Formerly Westbourne was renowned as a market town centred around the Square. It was famous for sheep, cattle and pony trading and reached the height of its prosperity in the late 1600’s, during the reign of Charles II. Although today there are far fewer shops that there were a few hundred years ago, Westbourne still remains a vibrant commercial centre, boating a selection of village shops, garages and pubs as well a the local school and the churches. Indeed the parish church, St. John the Baptists with its 18th century spire visible from all approached, plays an integral part in village life.
Incorporating 66 listed buildings, it is not surprising that part of Westbourne’s charm lies in the diversity of its houses ranging from timber-frames thatched cottages to Georgian mansions and Victorian terraces.
Although its written history can be traces back to Domesday, a fire destroyed a large chunk of the village, resulting in the oldest surviving properties dating back to no earlier than the 16th century. Many shops have since been converted into residential properties but still display original features to indicate their past.

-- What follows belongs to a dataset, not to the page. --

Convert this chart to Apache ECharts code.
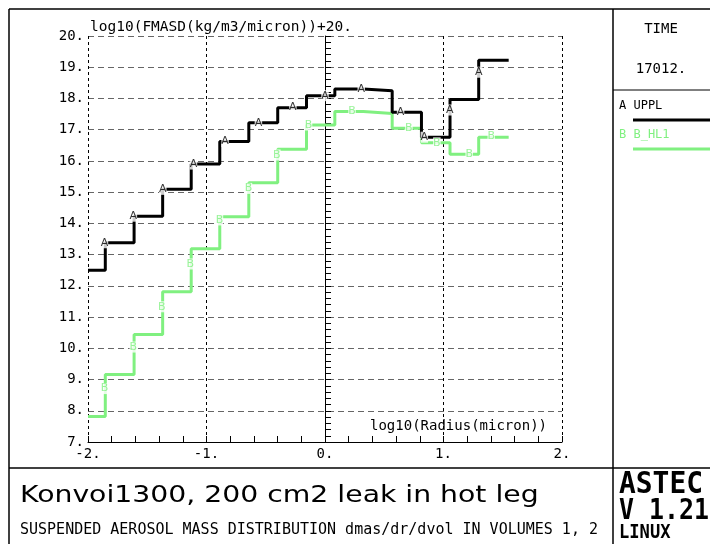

Close to Portsmouth, the parish of Westbourne has always attracted naval personnel. It is also home to many who work for local businesses and the village school continues to entice younger families into the neighbourhood. Residents appreciate Westbourne’s rural charm, its sense of community and its thriving social life which, with the likes of Westbourne week, the horticulture show and the Church fete, becomes particularly active in summer.